◆ WHAT TO DO ◆
Set the listing down again exactly, please, apart from its pictures.

━━━ THE DATA

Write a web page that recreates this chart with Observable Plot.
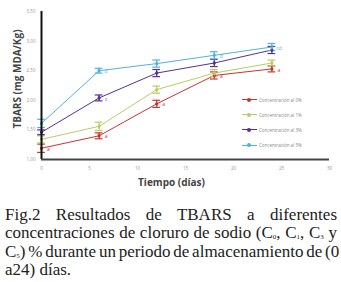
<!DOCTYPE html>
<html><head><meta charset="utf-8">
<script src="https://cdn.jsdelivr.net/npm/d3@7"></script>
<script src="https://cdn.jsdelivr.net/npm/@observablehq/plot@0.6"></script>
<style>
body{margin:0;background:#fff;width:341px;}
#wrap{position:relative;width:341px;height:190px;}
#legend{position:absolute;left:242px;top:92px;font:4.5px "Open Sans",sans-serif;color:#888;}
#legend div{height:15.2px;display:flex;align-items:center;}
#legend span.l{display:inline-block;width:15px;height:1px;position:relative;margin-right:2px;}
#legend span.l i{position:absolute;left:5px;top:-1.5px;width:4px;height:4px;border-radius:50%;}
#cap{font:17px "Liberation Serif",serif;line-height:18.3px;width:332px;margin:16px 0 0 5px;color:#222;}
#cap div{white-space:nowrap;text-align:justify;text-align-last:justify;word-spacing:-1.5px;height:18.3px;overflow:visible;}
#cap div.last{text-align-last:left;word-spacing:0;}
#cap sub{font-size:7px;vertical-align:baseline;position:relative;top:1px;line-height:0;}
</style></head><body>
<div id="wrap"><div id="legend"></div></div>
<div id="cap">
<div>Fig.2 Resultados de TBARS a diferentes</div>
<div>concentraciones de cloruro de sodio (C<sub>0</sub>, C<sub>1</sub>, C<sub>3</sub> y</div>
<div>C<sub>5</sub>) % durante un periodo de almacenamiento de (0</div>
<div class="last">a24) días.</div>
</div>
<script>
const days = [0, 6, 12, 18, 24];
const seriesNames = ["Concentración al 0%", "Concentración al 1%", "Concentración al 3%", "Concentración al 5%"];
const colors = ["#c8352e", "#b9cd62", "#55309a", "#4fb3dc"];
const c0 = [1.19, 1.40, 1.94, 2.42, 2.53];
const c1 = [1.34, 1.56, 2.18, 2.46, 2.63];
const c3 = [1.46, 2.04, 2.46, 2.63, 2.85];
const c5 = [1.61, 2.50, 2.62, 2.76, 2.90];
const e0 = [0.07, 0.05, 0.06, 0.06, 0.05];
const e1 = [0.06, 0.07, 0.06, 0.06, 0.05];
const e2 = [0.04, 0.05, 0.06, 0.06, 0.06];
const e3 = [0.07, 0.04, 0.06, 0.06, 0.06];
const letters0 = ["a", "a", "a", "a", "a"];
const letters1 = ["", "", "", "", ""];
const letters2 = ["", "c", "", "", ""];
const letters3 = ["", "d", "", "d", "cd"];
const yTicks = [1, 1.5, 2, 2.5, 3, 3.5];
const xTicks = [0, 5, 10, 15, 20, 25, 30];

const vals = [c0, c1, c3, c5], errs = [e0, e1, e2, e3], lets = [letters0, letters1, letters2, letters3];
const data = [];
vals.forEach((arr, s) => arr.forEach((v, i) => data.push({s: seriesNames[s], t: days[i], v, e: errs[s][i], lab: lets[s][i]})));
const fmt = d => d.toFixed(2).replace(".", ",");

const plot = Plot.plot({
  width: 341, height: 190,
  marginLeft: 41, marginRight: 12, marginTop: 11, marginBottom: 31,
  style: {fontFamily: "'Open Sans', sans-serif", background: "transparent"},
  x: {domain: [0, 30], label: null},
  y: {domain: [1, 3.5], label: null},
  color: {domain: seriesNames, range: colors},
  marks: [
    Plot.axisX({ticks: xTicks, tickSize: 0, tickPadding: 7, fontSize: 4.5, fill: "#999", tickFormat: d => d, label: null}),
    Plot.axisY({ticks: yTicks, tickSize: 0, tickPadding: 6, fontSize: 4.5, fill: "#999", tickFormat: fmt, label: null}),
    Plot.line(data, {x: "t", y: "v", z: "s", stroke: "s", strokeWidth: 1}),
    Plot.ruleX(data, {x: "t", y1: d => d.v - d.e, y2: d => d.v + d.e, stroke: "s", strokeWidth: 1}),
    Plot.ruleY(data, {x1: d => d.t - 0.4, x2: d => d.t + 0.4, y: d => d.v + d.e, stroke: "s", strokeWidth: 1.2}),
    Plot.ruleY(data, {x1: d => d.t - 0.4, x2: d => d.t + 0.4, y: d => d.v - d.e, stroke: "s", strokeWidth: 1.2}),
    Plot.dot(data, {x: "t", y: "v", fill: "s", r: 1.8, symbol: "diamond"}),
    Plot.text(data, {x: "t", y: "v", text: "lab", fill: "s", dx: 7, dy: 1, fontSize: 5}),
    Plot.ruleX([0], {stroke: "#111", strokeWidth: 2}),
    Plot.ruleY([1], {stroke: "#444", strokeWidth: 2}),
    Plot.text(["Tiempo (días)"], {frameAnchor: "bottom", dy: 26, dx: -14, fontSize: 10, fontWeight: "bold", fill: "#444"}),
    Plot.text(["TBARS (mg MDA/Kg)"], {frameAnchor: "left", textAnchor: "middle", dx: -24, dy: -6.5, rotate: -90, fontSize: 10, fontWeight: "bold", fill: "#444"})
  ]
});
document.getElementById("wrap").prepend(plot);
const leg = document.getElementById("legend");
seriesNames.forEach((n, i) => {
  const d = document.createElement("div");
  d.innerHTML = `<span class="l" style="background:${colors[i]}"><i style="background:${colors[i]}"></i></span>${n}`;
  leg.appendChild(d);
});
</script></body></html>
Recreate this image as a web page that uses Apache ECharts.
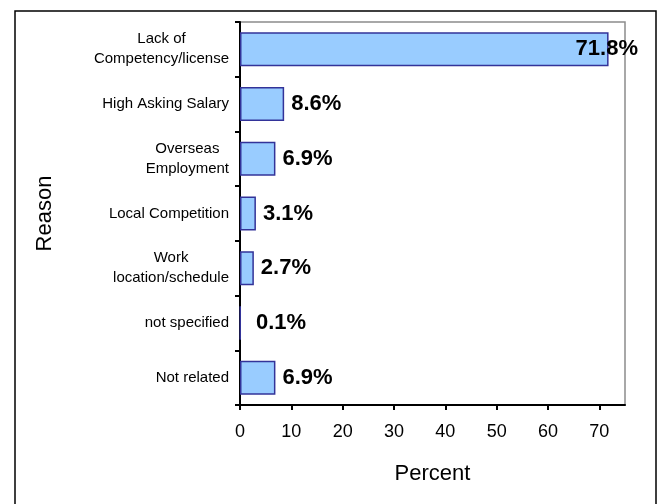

━━━━━━

◆ EXPECTED ANSWER ◆
Write a web page that recreates this chart with Observable Plot.
<!DOCTYPE html>
<html><head><meta charset="utf-8">
<script src="https://cdn.jsdelivr.net/npm/d3@7"></script>
<script src="https://cdn.jsdelivr.net/npm/@observablehq/plot@0.6"></script>
<style>
body{margin:0;background:#fff;width:341px;}
#wrap{position:relative;width:341px;height:190px;}
#legend{position:absolute;left:242px;top:92px;font:4.5px "Open Sans",sans-serif;color:#888;}
#legend div{height:15.2px;display:flex;align-items:center;}
#legend span.l{display:inline-block;width:15px;height:1px;position:relative;margin-right:2px;}
#legend span.l i{position:absolute;left:5px;top:-1.5px;width:4px;height:4px;border-radius:50%;}
#cap{font:17px "Liberation Serif",serif;line-height:18.3px;width:332px;margin:16px 0 0 5px;color:#222;}
#cap div{white-space:nowrap;text-align:justify;text-align-last:justify;word-spacing:-1.5px;height:18.3px;overflow:visible;}
#cap div.last{text-align-last:left;word-spacing:0;}
#cap sub{font-size:7px;vertical-align:baseline;position:relative;top:1px;line-height:0;}
</style></head><body>
<div id="wrap"><div id="legend"></div></div>
<div id="cap">
<div>Fig.2 Resultados de TBARS a diferentes</div>
<div>concentraciones de cloruro de sodio (C<sub>0</sub>, C<sub>1</sub>, C<sub>3</sub> y</div>
<div>C<sub>5</sub>) % durante un periodo de almacenamiento de (0</div>
<div class="last">a24) días.</div>
</div>
<script>
const days = [0, 6, 12, 18, 24];
const seriesNames = ["Concentración al 0%", "Concentración al 1%", "Concentración al 3%", "Concentración al 5%"];
const colors = ["#c8352e", "#b9cd62", "#55309a", "#4fb3dc"];
const c0 = [1.19, 1.40, 1.94, 2.42, 2.53];
const c1 = [1.34, 1.56, 2.18, 2.46, 2.63];
const c3 = [1.46, 2.04, 2.46, 2.63, 2.85];
const c5 = [1.61, 2.50, 2.62, 2.76, 2.90];
const e0 = [0.07, 0.05, 0.06, 0.06, 0.05];
const e1 = [0.06, 0.07, 0.06, 0.06, 0.05];
const e2 = [0.04, 0.05, 0.06, 0.06, 0.06];
const e3 = [0.07, 0.04, 0.06, 0.06, 0.06];
const letters0 = ["a", "a", "a", "a", "a"];
const letters1 = ["", "", "", "", ""];
const letters2 = ["", "c", "", "", ""];
const letters3 = ["", "d", "", "d", "cd"];
const yTicks = [1, 1.5, 2, 2.5, 3, 3.5];
const xTicks = [0, 5, 10, 15, 20, 25, 30];

const vals = [c0, c1, c3, c5], errs = [e0, e1, e2, e3], lets = [letters0, letters1, letters2, letters3];
const data = [];
vals.forEach((arr, s) => arr.forEach((v, i) => data.push({s: seriesNames[s], t: days[i], v, e: errs[s][i], lab: lets[s][i]})));
const fmt = d => d.toFixed(2).replace(".", ",");

const plot = Plot.plot({
  width: 341, height: 190,
  marginLeft: 41, marginRight: 12, marginTop: 11, marginBottom: 31,
  style: {fontFamily: "'Open Sans', sans-serif", background: "transparent"},
  x: {domain: [0, 30], label: null},
  y: {domain: [1, 3.5], label: null},
  color: {domain: seriesNames, range: colors},
  marks: [
    Plot.axisX({ticks: xTicks, tickSize: 0, tickPadding: 7, fontSize: 4.5, fill: "#999", tickFormat: d => d, label: null}),
    Plot.axisY({ticks: yTicks, tickSize: 0, tickPadding: 6, fontSize: 4.5, fill: "#999", tickFormat: fmt, label: null}),
    Plot.line(data, {x: "t", y: "v", z: "s", stroke: "s", strokeWidth: 1}),
    Plot.ruleX(data, {x: "t", y1: d => d.v - d.e, y2: d => d.v + d.e, stroke: "s", strokeWidth: 1}),
    Plot.ruleY(data, {x1: d => d.t - 0.4, x2: d => d.t + 0.4, y: d => d.v + d.e, stroke: "s", strokeWidth: 1.2}),
    Plot.ruleY(data, {x1: d => d.t - 0.4, x2: d => d.t + 0.4, y: d => d.v - d.e, stroke: "s", strokeWidth: 1.2}),
    Plot.dot(data, {x: "t", y: "v", fill: "s", r: 1.8, symbol: "diamond"}),
    Plot.text(data, {x: "t", y: "v", text: "lab", fill: "s", dx: 7, dy: 1, fontSize: 5}),
    Plot.ruleX([0], {stroke: "#111", strokeWidth: 2}),
    Plot.ruleY([1], {stroke: "#444", strokeWidth: 2}),
    Plot.text(["Tiempo (días)"], {frameAnchor: "bottom", dy: 26, dx: -14, fontSize: 10, fontWeight: "bold", fill: "#444"}),
    Plot.text(["TBARS (mg MDA/Kg)"], {frameAnchor: "left", textAnchor: "middle", dx: -24, dy: -6.5, rotate: -90, fontSize: 10, fontWeight: "bold", fill: "#444"})
  ]
});
document.getElementById("wrap").prepend(plot);
const leg = document.getElementById("legend");
seriesNames.forEach((n, i) => {
  const d = document.createElement("div");
  d.innerHTML = `<span class="l" style="background:${colors[i]}"><i style="background:${colors[i]}"></i></span>${n}`;
  leg.appendChild(d);
});
</script></body></html>
Recreate this image as a web page that uses Apache ECharts.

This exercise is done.